Tuesday, November 06, 2007
But I am so burned out on the whole thing. To stay competitive on Etsy not only does one have to keep prices pretty low to compete with all the inexpensive reproductions but now one must keep listing or renewing at least four or five times a day it seems just to get seen by new buyers. And now there is a $7 a day Category Showcase that looks a lot like a feature that was free back in Beta. And this of course makes the newly listed pieces even harder to find. It is expensive and tiring and I refuse to buy a Showcase spot.

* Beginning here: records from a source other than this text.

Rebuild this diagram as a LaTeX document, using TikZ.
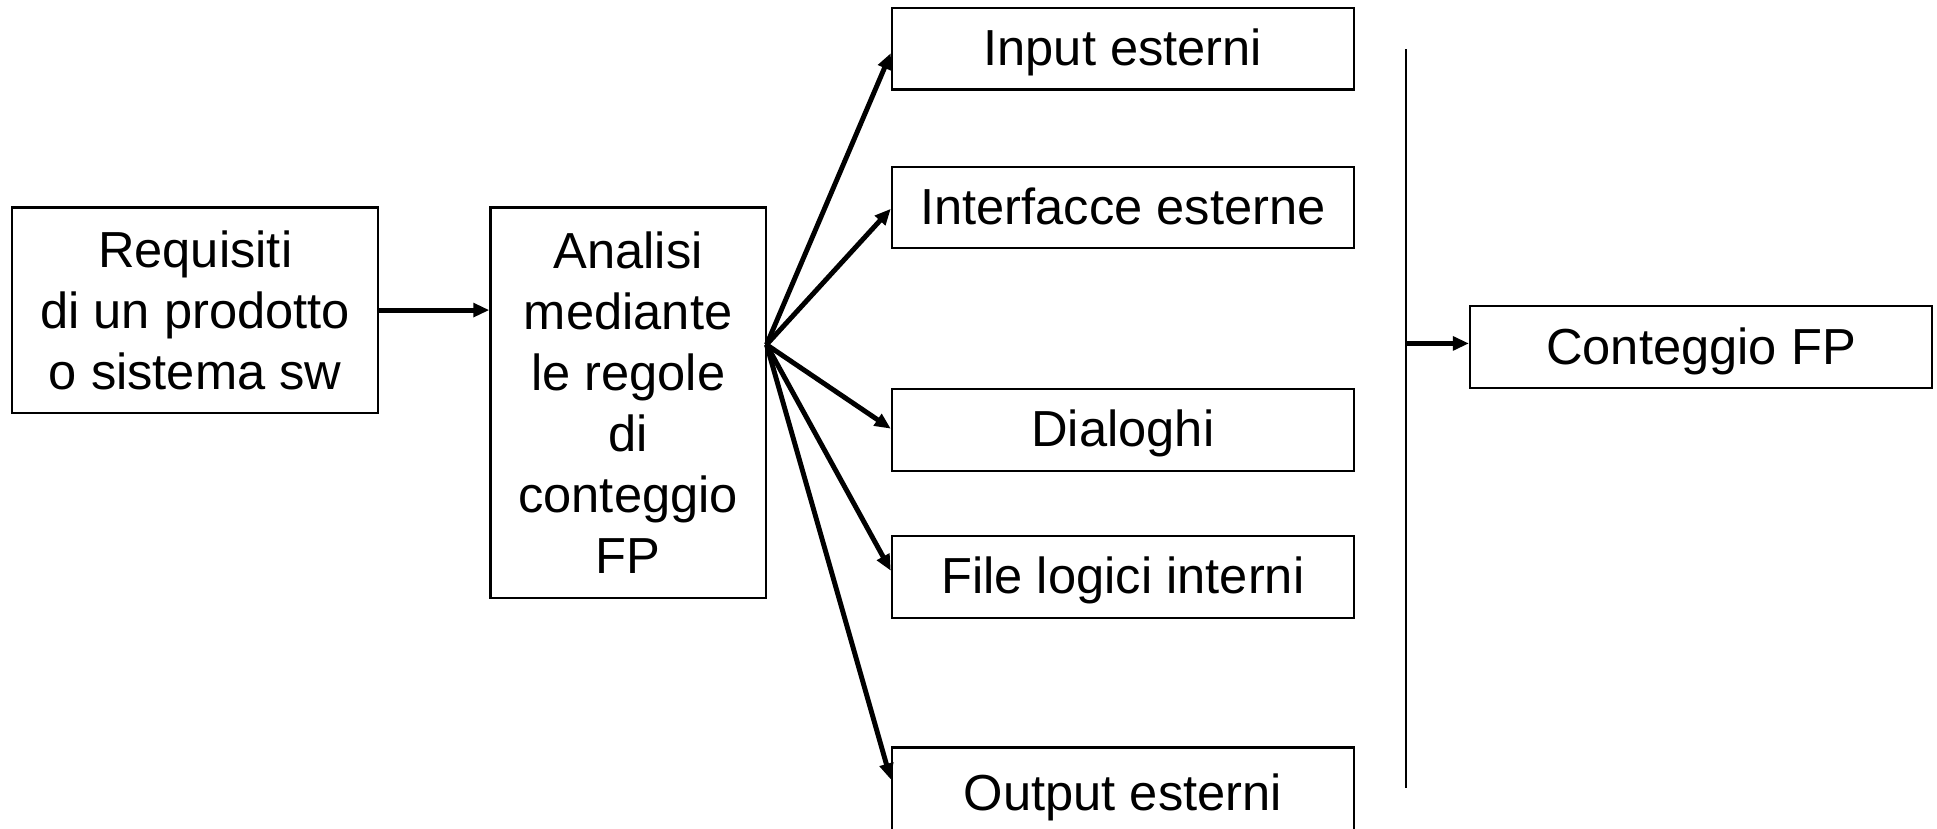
\documentclass[tikz,border=0pt]{standalone}
\usepackage{fontspec}
\setmainfont{Liberation Sans}
\usetikzlibrary{arrows.meta}
\begin{document}
\begin{tikzpicture}[x=0.5pt,y=-0.5pt,
  box/.style={draw=black,line width=0.9pt,inner sep=0pt,align=center,
    font=\fontsize{20.5pt}{24.75pt}\selectfont},
  rbox/.style={box,minimum width=187pt,minimum height=33pt,text height=17pt,text depth=3.3pt},
  arr/.style={line width=2pt,-{Triangle[length=6.5pt,width=5.5pt]}},
  vline/.style={line width=0.8pt}]
\useasboundingbox (0,0) rectangle (1568,671);
\clip (0,0) rectangle (1568,671);
\node[box,minimum width=148pt,minimum height=83pt] (req) at (158,251) {Requisiti\\di un prodotto\\o sistema sw};
\node[box,minimum width=111.5pt,minimum height=158pt] (ana) at (508.5,326) {Analisi\\mediante\\le regole\\di\\conteggio\\FP};
\node[rbox] (inp) at (909,39.5) {Input esterni};
\node[rbox] (itf) at (909,168) {Interfacce esterne};
\node[rbox] (dia) at (909,348) {Dialoghi};
\node[rbox] (fil) at (909,467) {File logici interni};
\node[rbox,minimum height=37pt] (out) at (909,642) {Output esterni};
\node[rbox] (cnt) at (1377,281) {Conteggio FP};
\coordinate (fan) at (620.5,279);
\coordinate (vtop) at (1138,40);
\coordinate (vbot) at (1138,638);
\coordinate (vmid) at (1138,278);
\draw[arr] (req.east) -- (req.east -| ana.west);
\draw[arr] (fan) -- ([yshift=-1.75pt]inp.west);
\draw[arr] (fan) -- ([yshift=-0.5pt]itf.west);
\draw[arr] (fan) -- ([yshift=0.5pt]dia.west);
\draw[arr] (fan) -- ([yshift=2.5pt]fil.west);
\draw[arr] (fan) -- ([yshift=5.5pt]out.west);
\draw[vline] (vtop) -- (vbot);
\draw[arr] (vmid) -- (vmid -| cnt.west);
\end{tikzpicture}
\end{document}
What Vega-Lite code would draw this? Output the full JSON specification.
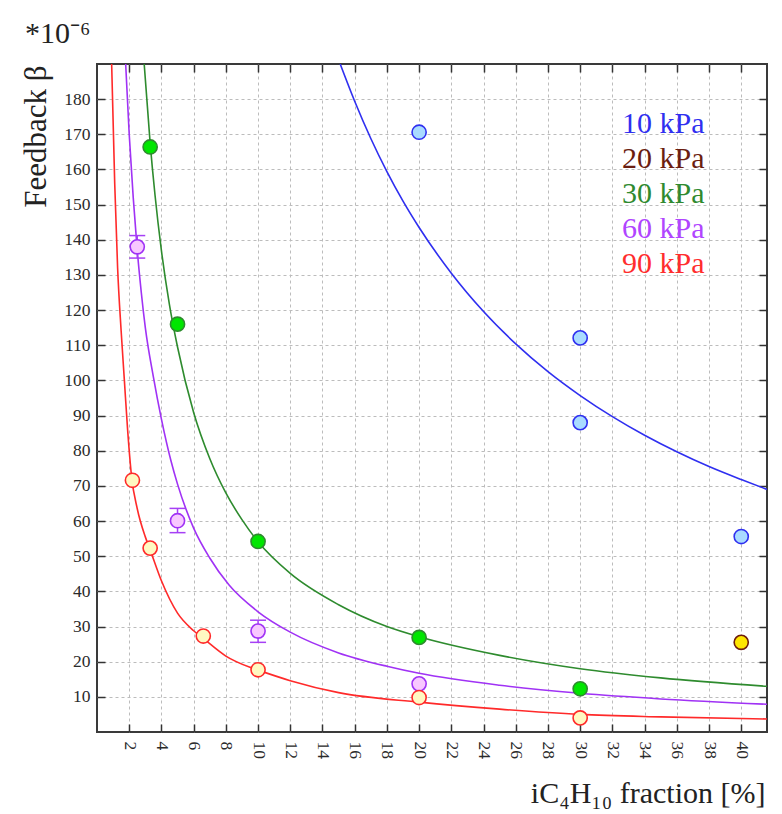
{
  "$schema": "https://vega.github.io/schema/vega-lite/v6.json",
  "width": 670,
  "height": 668,
  "autosize": {"type": "none"},
  "padding": {"left": 97, "top": 64, "right": 15, "bottom": 82},
  "background": "white",
  "title": {
    "text": "*10⁻⁶",
    "anchor": "start",
    "frame": "group",
    "dx": -72,
    "dy": 30,
    "offset": 20,
    "baseline": "alphabetic",
    "font": "Liberation Serif",
    "fontSize": 30,
    "fontWeight": "normal",
    "color": "#222222"
  },
  "config": {
    "view": {"stroke": "#3a3a3a", "strokeWidth": 2},
    "axis": {
      "labelFont": "Liberation Serif",
      "labelFontSize": 17.5,
      "labelColor": "#2a2a2a",
      "tickColor": "#333333",
      "tickWidth": 1.5,
      "tickSize": -8,
      "domain": false,
      "gridColor": "#bcbcbc",
      "gridDash": [3, 3],
      "gridWidth": 1,
      "titleFont": "Liberation Serif",
      "titleFontWeight": "normal",
      "titleColor": "#222222"
    },
    "legend": {
      "orient": "none",
      "legendX": 495,
      "legendY": 45,
      "direction": "vertical",
      "symbolSize": 0,
      "symbolStrokeWidth": 0,
      "symbolOpacity": 0,
      "labelOffset": 0,
      "labelFont": "Liberation Serif",
      "labelFontSize": 30,
      "rowPadding": 5,
      "padding": 0
    }
  },
  "datasets": {
    "measured": [
      {"series": "10 kPa", "x": 20, "y": 170.6},
      {"series": "10 kPa", "x": 30, "y": 112.1},
      {"series": "10 kPa", "x": 30, "y": 88.0},
      {"series": "10 kPa", "x": 40, "y": 55.6},
      {"series": "20 kPa", "x": 40, "y": 25.5},
      {"series": "30 kPa", "x": 3.3, "y": 166.4},
      {"series": "30 kPa", "x": 5.0, "y": 116.0},
      {"series": "30 kPa", "x": 10, "y": 54.2},
      {"series": "30 kPa", "x": 20, "y": 26.9},
      {"series": "30 kPa", "x": 30, "y": 12.3},
      {"series": "60 kPa", "x": 2.5, "y": 138.0},
      {"series": "60 kPa", "x": 5.0, "y": 60.1},
      {"series": "60 kPa", "x": 10, "y": 28.7},
      {"series": "60 kPa", "x": 20, "y": 13.7},
      {"series": "90 kPa", "x": 2.2, "y": 71.6},
      {"series": "90 kPa", "x": 3.3, "y": 52.3},
      {"series": "90 kPa", "x": 6.6, "y": 27.3},
      {"series": "90 kPa", "x": 10, "y": 17.7},
      {"series": "90 kPa", "x": 20, "y": 9.8},
      {"series": "90 kPa", "x": 30, "y": 4.0}
    ],
    "errors": [
      {"series": "60 kPa", "x": 2.5, "lo": 134.8, "hi": 141.2},
      {"series": "60 kPa", "x": 5.0, "lo": 56.7, "hi": 63.6},
      {"series": "60 kPa", "x": 10, "lo": 25.5, "hi": 31.8}
    ],
    "fit": [
      {"series": "10 kPa", "x": 15.1, "y": 190},
      {"series": "10 kPa", "x": 16, "y": 179.4},
      {"series": "10 kPa", "x": 17, "y": 168.8},
      {"series": "10 kPa", "x": 18, "y": 159.4},
      {"series": "10 kPa", "x": 19, "y": 151.0},
      {"series": "10 kPa", "x": 20, "y": 143.5},
      {"series": "10 kPa", "x": 22, "y": 130.5},
      {"series": "10 kPa", "x": 24, "y": 119.6},
      {"series": "10 kPa", "x": 26, "y": 110.4},
      {"series": "10 kPa", "x": 28, "y": 102.5},
      {"series": "10 kPa", "x": 30, "y": 95.7},
      {"series": "10 kPa", "x": 32, "y": 89.7},
      {"series": "10 kPa", "x": 34, "y": 84.4},
      {"series": "10 kPa", "x": 36, "y": 79.7},
      {"series": "10 kPa", "x": 38, "y": 75.5},
      {"series": "10 kPa", "x": 40, "y": 71.8},
      {"series": "10 kPa", "x": 41.6, "y": 69.0},
      {"series": "30 kPa", "x": 2.93, "y": 190},
      {"series": "30 kPa", "x": 3.3, "y": 167.5},
      {"series": "30 kPa", "x": 3.6, "y": 152.8},
      {"series": "30 kPa", "x": 4.0, "y": 136.9},
      {"series": "30 kPa", "x": 4.5, "y": 121.5},
      {"series": "30 kPa", "x": 5.0, "y": 109.5},
      {"series": "30 kPa", "x": 6.0, "y": 90.9},
      {"series": "30 kPa", "x": 7.0, "y": 77.8},
      {"series": "30 kPa", "x": 8.0, "y": 68.0},
      {"series": "30 kPa", "x": 9.0, "y": 60.4},
      {"series": "30 kPa", "x": 10, "y": 54.1},
      {"series": "30 kPa", "x": 12, "y": 45.1},
      {"series": "30 kPa", "x": 15, "y": 36.2},
      {"series": "30 kPa", "x": 18, "y": 30.0},
      {"series": "30 kPa", "x": 20, "y": 27.1},
      {"series": "30 kPa", "x": 25, "y": 21.8},
      {"series": "30 kPa", "x": 30, "y": 18.0},
      {"series": "30 kPa", "x": 35, "y": 15.4},
      {"series": "30 kPa", "x": 41.6, "y": 13.0},
      {"series": "60 kPa", "x": 1.78, "y": 190},
      {"series": "60 kPa", "x": 2.0, "y": 170},
      {"series": "60 kPa", "x": 2.25, "y": 152},
      {"series": "60 kPa", "x": 2.5, "y": 137},
      {"series": "60 kPa", "x": 2.75, "y": 125},
      {"series": "60 kPa", "x": 3.0, "y": 115},
      {"series": "60 kPa", "x": 3.5, "y": 101},
      {"series": "60 kPa", "x": 4.0, "y": 89},
      {"series": "60 kPa", "x": 4.6, "y": 77},
      {"series": "60 kPa", "x": 5.0, "y": 70.5},
      {"series": "60 kPa", "x": 6.0, "y": 58.0},
      {"series": "60 kPa", "x": 7.0, "y": 49.5},
      {"series": "60 kPa", "x": 8.2, "y": 41.8},
      {"series": "60 kPa", "x": 10, "y": 34.2},
      {"series": "60 kPa", "x": 12, "y": 28.4},
      {"series": "60 kPa", "x": 15, "y": 22.5},
      {"series": "60 kPa", "x": 18, "y": 18.7},
      {"series": "60 kPa", "x": 20, "y": 16.7},
      {"series": "60 kPa", "x": 25, "y": 13.3},
      {"series": "60 kPa", "x": 30, "y": 11.0},
      {"series": "60 kPa", "x": 35, "y": 9.4},
      {"series": "60 kPa", "x": 41.6, "y": 7.9},
      {"series": "90 kPa", "x": 0.91, "y": 190},
      {"series": "90 kPa", "x": 1.1, "y": 156},
      {"series": "90 kPa", "x": 1.28, "y": 132},
      {"series": "90 kPa", "x": 1.5, "y": 114},
      {"series": "90 kPa", "x": 1.7, "y": 100},
      {"series": "90 kPa", "x": 1.9, "y": 86},
      {"series": "90 kPa", "x": 2.15, "y": 72.5},
      {"series": "90 kPa", "x": 2.5, "y": 63.5},
      {"series": "90 kPa", "x": 3.0, "y": 55.5},
      {"series": "90 kPa", "x": 3.3, "y": 51.8},
      {"series": "90 kPa", "x": 4.0, "y": 43.0},
      {"series": "90 kPa", "x": 5.0, "y": 33.8},
      {"series": "90 kPa", "x": 6.0, "y": 28.8},
      {"series": "90 kPa", "x": 6.6, "y": 26.6},
      {"series": "90 kPa", "x": 8.0, "y": 21.6},
      {"series": "90 kPa", "x": 9.5, "y": 18.4},
      {"series": "90 kPa", "x": 10, "y": 17.6},
      {"series": "90 kPa", "x": 12, "y": 14.6},
      {"series": "90 kPa", "x": 15, "y": 11.2},
      {"series": "90 kPa", "x": 20, "y": 8.5},
      {"series": "90 kPa", "x": 25, "y": 6.5},
      {"series": "90 kPa", "x": 30, "y": 5.0},
      {"series": "90 kPa", "x": 35, "y": 4.3},
      {"series": "90 kPa", "x": 41.6, "y": 3.7}
    ]
  },
  "layer": [
    {
      "data": {"name": "fit"},
      "mark": {"type": "line", "strokeWidth": 1.6, "interpolate": "monotone", "clip": true},
      "encoding": {
        "x": {
          "field": "x",
          "type": "quantitative",
          "scale": {"domain": [0, 41.6], "nice": false, "zero": false},
          "axis": {
            "orient": "bottom",
            "values": [2, 4, 6, 8, 10, 12, 14, 16, 18, 20, 22, 24, 26, 28, 30, 32, 34, 36, 38, 40],
            "labelFont": "Liberation Serif",
            "labelFontSize": 17.5,
            "labelAngle": 90,
            "labelAlign": "left",
            "labelBaseline": "middle",
            "labelPadding": 17,
            "grid": true,
            "title": "iC₄H₁₀ fraction [%]",
            "titleFontSize": 30,
            "titleAlign": "right",
            "titleBaseline": "alphabetic",
            "titleX": 668,
            "titleY": 70
          }
        },
        "y": {
          "field": "y",
          "type": "quantitative",
          "scale": {"domain": [0, 190], "nice": false, "zero": true},
          "axis": {
            "orient": "left",
            "values": [10, 20, 30, 40, 50, 60, 70, 80, 90, 100, 110, 120, 130, 140, 150, 160, 170, 180],
            "labelFont": "Liberation Serif",
            "labelFontSize": 17.5,
            "labelPadding": 15,
            "grid": true,
            "title": "Feedback β",
            "titleFontSize": 31,
            "titleAngle": -90,
            "titleAlign": "right",
            "titleBaseline": "middle",
            "titleX": -61,
            "titleY": 1
          }
        },
        "stroke": {
          "field": "series",
          "type": "nominal",
          "scale": {
            "domain": ["10 kPa", "20 kPa", "30 kPa", "60 kPa", "90 kPa"],
            "range": ["#2f2ff0", "#6e1c0c", "#2e8b2e", "#a032f5", "#ff2a2a"]
          },
          "legend": {
            "title": null,
            "labelColor": {"expr": "datum.value === '10 kPa' ? '#2f2ff0' : datum.value === '20 kPa' ? '#6b1e10' : datum.value === '30 kPa' ? '#2f8a2f' : datum.value === '60 kPa' ? '#b045ff' : '#ff2d2d'"}
          }
        },
        "detail": {"field": "series", "type": "nominal"}
      }
    },
    {
      "data": {"name": "errors"},
      "mark": {"type": "rule", "stroke": "#a640f5", "strokeWidth": 1.5},
      "encoding": {
        "x": {"field": "x", "type": "quantitative", "axis": null},
        "y": {"field": "lo", "type": "quantitative", "axis": null},
        "y2": {"field": "hi"}
      }
    },
    {
      "data": {"name": "errors"},
      "mark": {"type": "tick", "orient": "horizontal", "size": 16, "thickness": 1.5, "color": "#a640f5", "opacity": 1},
      "encoding": {
        "x": {"field": "x", "type": "quantitative", "axis": null},
        "y": {"field": "lo", "type": "quantitative", "axis": null}
      }
    },
    {
      "data": {"name": "errors"},
      "mark": {"type": "tick", "orient": "horizontal", "size": 16, "thickness": 1.5, "color": "#a640f5", "opacity": 1},
      "encoding": {
        "x": {"field": "x", "type": "quantitative", "axis": null},
        "y": {"field": "hi", "type": "quantitative", "axis": null}
      }
    },
    {
      "data": {"name": "measured"},
      "mark": {"type": "circle", "size": 200, "strokeWidth": 1.6, "opacity": 1},
      "encoding": {
        "x": {
          "field": "x",
          "type": "quantitative",
          "axis": {
            "orient": "top",
            "values": [2, 4, 6, 8, 10, 12, 14, 16, 18, 20, 22, 24, 26, 28, 30, 32, 34, 36, 38, 40],
            "labels": false,
            "grid": false,
            "title": null
          }
        },
        "y": {
          "field": "y",
          "type": "quantitative",
          "axis": {
            "orient": "right",
            "values": [10, 20, 30, 40, 50, 60, 70, 80, 90, 100, 110, 120, 130, 140, 150, 160, 170, 180],
            "labels": false,
            "grid": false,
            "title": null
          }
        },
        "fill": {
          "field": "series",
          "type": "nominal",
          "scale": {
            "domain": ["10 kPa", "20 kPa", "30 kPa", "60 kPa", "90 kPa"],
            "range": ["#a9dbff", "#ffe600", "#00e600", "#f8c8ff", "#fff9c2"]
          },
          "legend": null
        },
        "stroke": {
          "field": "series",
          "type": "nominal",
          "legend": {
            "title": null,
            "labelColor": {"expr": "datum.value === '10 kPa' ? '#2f2ff0' : datum.value === '20 kPa' ? '#6b1e10' : datum.value === '30 kPa' ? '#2f8a2f' : datum.value === '60 kPa' ? '#b045ff' : '#ff2d2d'"}
          }
        }
      }
    }
  ],
  "resolve": {"axis": {"x": "independent", "y": "independent"}}
}
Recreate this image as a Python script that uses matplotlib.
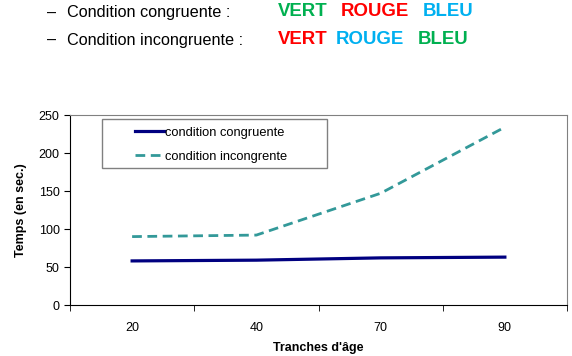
import numpy as np
import matplotlib.pyplot as plt
from matplotlib.patches import Rectangle

plt.rcParams['font.family'] = ['Liberation Sans', 'DejaVu Sans']

# data
tranches = ['20', '40', '70', '90']
congruente = [58, 59, 62, 63]
incongruente = [90, 92, 147, 234]

fig = plt.figure(figsize=(5.72, 3.56), dpi=100)

# header lines (Stroop example)
fig.text(47 / 572, 1 - 13 / 356, '–', fontsize=11.7, va='center')
fig.text(67 / 572, 1 - 13 / 356, 'Condition congruente :', fontsize=11.7, va='center')
fig.text(47 / 572, 1 - 40 / 356, '–', fontsize=11.7, va='center')
fig.text(67 / 572, 1 - 40 / 356, 'Condition incongruente :', fontsize=11.7, va='center')

green, red, blue = '#00B050', '#FF0000', '#00B0F0'
row1 = [('VERT', green, 278), ('ROUGE', red, 341), ('BLEU', blue, 423)]
row2 = [('VERT', red, 278), ('ROUGE', blue, 336), ('BLEU', green, 418)]
for y, row in [(12, row1), (40, row2)]:
    for word, col, x in row:
        fig.text(x / 572, 1 - y / 356, word, fontsize=13.4, fontweight='bold',
                 color=col, va='center')

ax = fig.add_axes([70 / 572, 51 / 356, 497 / 572, 190 / 356])
x = np.arange(len(tranches))
ax.plot(x, congruente, color='#000080', lw=2.3, label='condition congruente')
ax.plot(x, incongruente, color='#339999', lw=2, ls=(0, (3.5, 2)),
        label='condition incongrente')

ax.set_xlim(-0.5, len(tranches) - 0.5)
ax.set_ylim(0, 250)
ax.set_yticks(range(0, 251, 50))
ax.set_xticks(x)
ax.set_xticklabels(tranches)
ax.set_xticks(np.arange(-0.5, len(tranches), 1), minor=True)
ax.tick_params(axis='x', which='major', length=0, labelsize=9, pad=12)
ax.tick_params(axis='x', which='minor', length=4, direction='out')
ax.tick_params(axis='y', length=4, labelsize=9, direction='out')

ax.spines['left'].set_color('black')
ax.spines['bottom'].set_color('black')
ax.spines['top'].set_color('#808080')
ax.spines['right'].set_color('#808080')

ax.set_xlabel("Tranches d'âge", fontsize=9, fontweight='bold', labelpad=6)
ax.set_ylabel('Temps (en sec.)', fontsize=9, fontweight='bold', labelpad=8)

# legend box drawn like the Excel one (wide frame)
ax.add_patch(Rectangle((32 / 497, 137 / 190), 225 / 497, 49 / 190,
                       transform=ax.transAxes, facecolor='white',
                       edgecolor='#808080', lw=1, zorder=3))
leg = ax.legend(loc='upper left', bbox_to_anchor=(62 / 497, 1 - 9 / 190),
                fontsize=9.3, frameon=False, handlelength=2.3,
                handletextpad=0.05, borderpad=0.2, labelspacing=0.95,
                borderaxespad=0)
leg.set_zorder(4)

fig.savefig('out.png', dpi=100)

The promotion is so much work. Making the work itself is such a small part of it. Then there is the scanning, backing up the high resolution version and uploading a low resolution image, listing and then promoting and networking. There are so many social networking sites now that I am feeling very overwhelmed by all of them. I have yet to scan a good part of the pieces I did not this past weekend but the weekend before. And now the burnout there is starting to translate into my work.
I gave this piece to my father's wife to give to my sister for her room. She also took a piece to hang in their house. And Liz took a piece the day before. I don't normally give away my work but I couldn't say no, especially to Sara. Giving one to my father's wife was weird since it was her that took down the painting I did (that won various awards) in high school many years ago.
My poor little sister was crying so much when they left yesterday she threw up grape juice in our hall. I felt so bad for her and yes, I did cry after they left. I hope my father saw that coming to Boston isn't so bad after all so they visit again. I want to go to Chicago as soon as we can. Seeing the new great grandparents is first on our list of people for us to visit.